Testimony to the Committees on Educational Planning and Policy and Budget and Finance of the Board of Governors, Rutgers University, April 28, 2004
Karen Thompson kgt@rci.rutgers.edu
I’m for free public higher education. I support the campaign for Free Higher Education, individually and as a member of the AAUP, an original endorsing organization. So it goes without saying that I’m opposed to tuition increases – Rutgers tuition needs to be reduced. But the way to do this is by shifting priorities, not by exploiting teachers. The way things work now, one of the major revenue generating devices at RU is the overuse and abuse of part-time faculty, part-time lecturers, PTLs.

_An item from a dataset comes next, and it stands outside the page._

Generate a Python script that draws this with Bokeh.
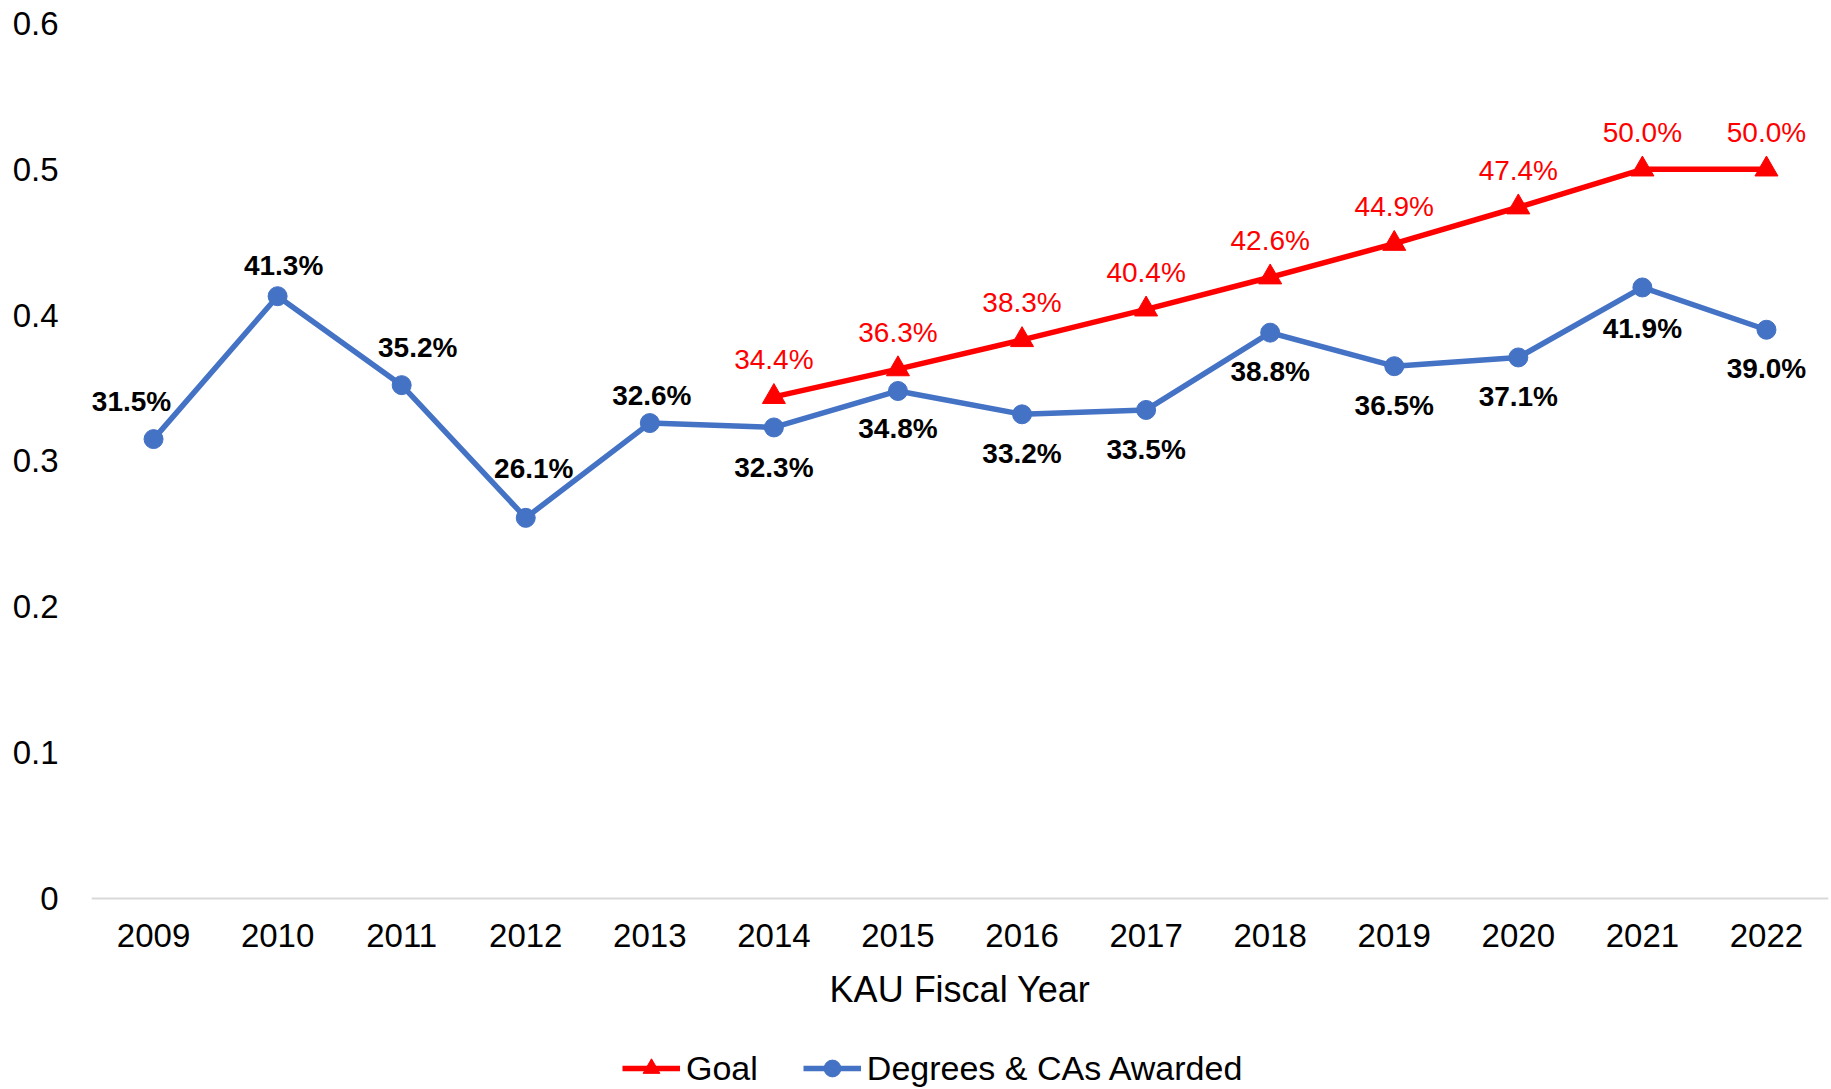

1000 PTLs, 20% of the teaching personnel, teach 30% of the courses. The % of students they encounter would be even higher. These substantial percentages, paired with poverty level salaries and no health insurance, add up to big cost savings for Rutgers. But is it really long term savings? If our students are future donors, as Richard Miller chair of the English Department effectively argues in the last issue of College English, are they future donors well served by teachers who can’t afford to see doctors when ill? Are they well served by teachers whose financial need for other employment distracts them from the work they do at RU? Are they well served by a revolving door rather than a stable teaching force?
Our current negotiations make modest proposals to address these concerns, and while I know this is not the time for reconciling these negotiations, we ask you to pay attention to the priorities reflected in University positions. Consider how these priorities influence top students to stay in NJ or leave, how these priorities recruit and retain the best teachers or rebuff them, how these priorities promote quality teaching or thwart it.
What set of priorities would put today’s savings at the expense of teachers,in front of the future generations’ endowment? What kind of priorities requires the Program in American Language Studies (PALS) to be self-sufficient economically, but not the football program? What priorities increase tuition and top administrators’ salaries, while those on the front lines of the educational process are in constant turnover or restraint, so that what we call excellence comes only at the expense of academic integrity, student access to education, and teachers livelihoods.